I'm not saying that a detailed grasp of these low-level concepts lacks value. Of course it has value. I have a soft spot for hand-rolling things inn assembler. But you shouldn't have to come to it through a text-based paradigm, any more than children should be required to study injection-molding and styrene monomers before being allowed to make things out of Lego.


for, if and call

subroutines, subroutines, subroutines!


I would love to see Chris success, however IMHO the should be sure that their assumption are correct.

There are any evidence that no programmers need/want to program ?

Some of you will say that Excel is programming and it is used every day. Fair enough, but excel is suppose to be extremely narrow in scope, definitely not as big as Eve, and honestly the vast majority of people do not use it to program, they use it as extremely smart database... A crucial different from a programming language/environment...


VBA is the counterexample. A lot of people who wouldn't usually think of themselves as programmers used it - sometimes still use it - to hack together useful scripts and processors.

Ironically, it's not particularly accessible or simple. It's certainly more complicated than 80s-style BASIC.

And the number of VBA users compared to the number of Office users is not huge.

Even so - VBA proves that if you make a development tool accessible enough and obviously useful enough at least some non-programmers will start writing code for it.

The challenge for something like Eve is usefulness. What's the user benefit? To date I'm not seeing one - which doesn't mean there isn't one, just that so far it's not obvious to me.

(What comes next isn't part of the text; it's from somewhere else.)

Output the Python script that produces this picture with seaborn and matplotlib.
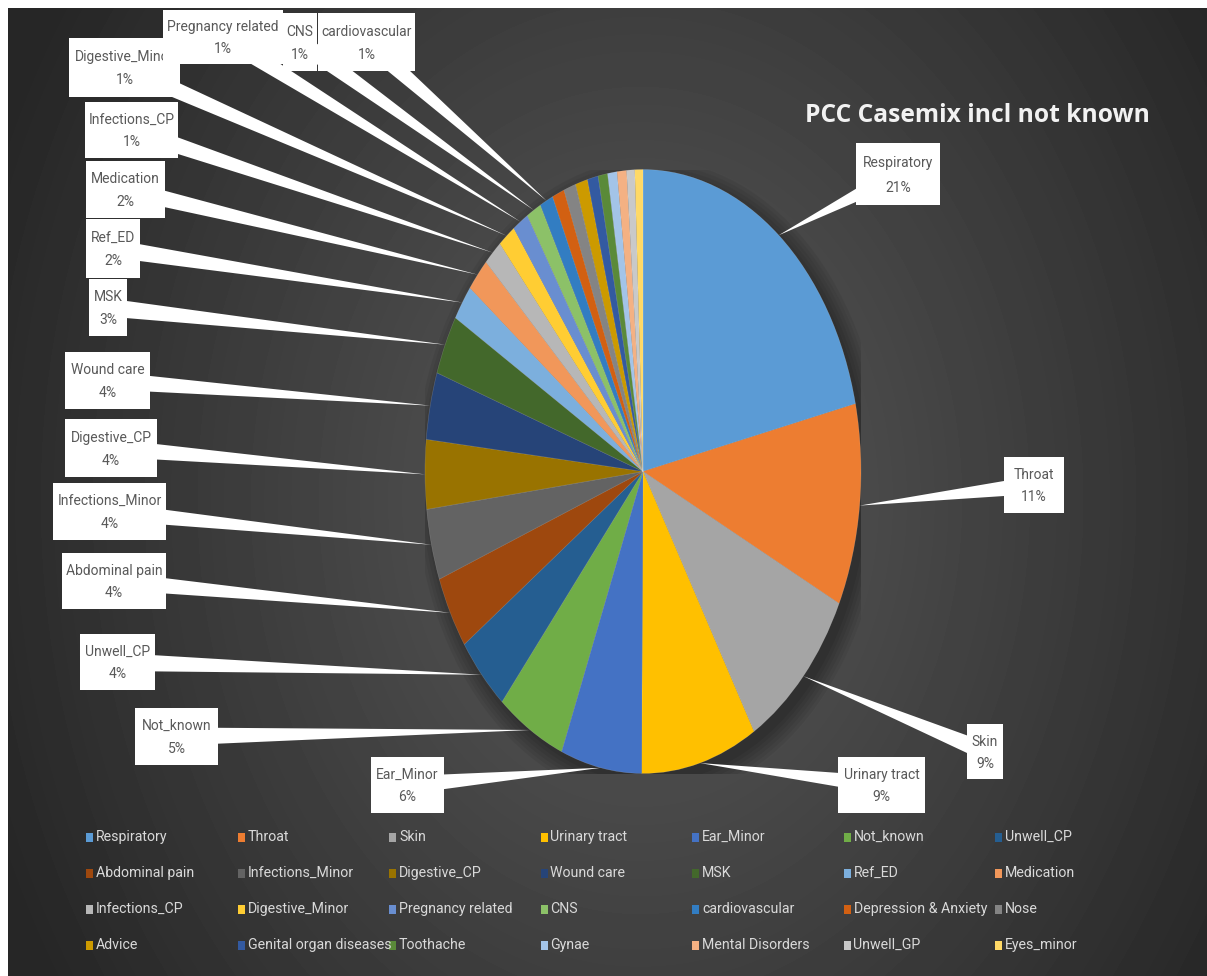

I can certainly understand a vision that makes technology of all kinds far more accessible and responsive. But asking users to make their own code probably isn't the answer there - I think it's more likely to be some kind of contextual inference/AI/NLP system that's smart enough to make good guesses about what users want and handles the low level stuff for them.


VBA also sucks a lot of people into programming proper. A few years ago I started by recording macros and then reading the code they generated, then writing my own code. I learned what a database was by making a sales lead tracker in Access.

Fast forward to today and I am writing scripts and building apps in ruby, python, JS, Java, Clojure and Haskell.


Same experience here, although it was 15 years ago! (And I made my lead tracker in Excel itself -- didn't move on to Access until the next project.) I still hold on to the first VBA for Excel programming book I got back then, purely for the nostalgia. Fun times!

Isn't it incredible that VBA is still around (and probably unchanged since the late 90's). Bummer that MS has let Access stagnate for the past decade.


Sounds a lot like some form of FRP. What are the differences to Elm [1] and its support for live editing and its time-travelling debugger?

[1] http://elm-lang.org


Their model is quite unlike FRP. Although Eve is evolving, it would be illustrative to study one of their influences: http://www.bloom-lang.net


This isn't FRP (incidentally, FRP has something in common with the relational and constraint systems of the past, but doing them functionally rather than via constraint solving or relation processing). And anyways, Elm is hardly the first language to support live editing and time travelling debugging (we've had that since the 90s in small languages), Elm doesn't even do this incrementally (it just replays the program from the beginning on each edit...not scalable).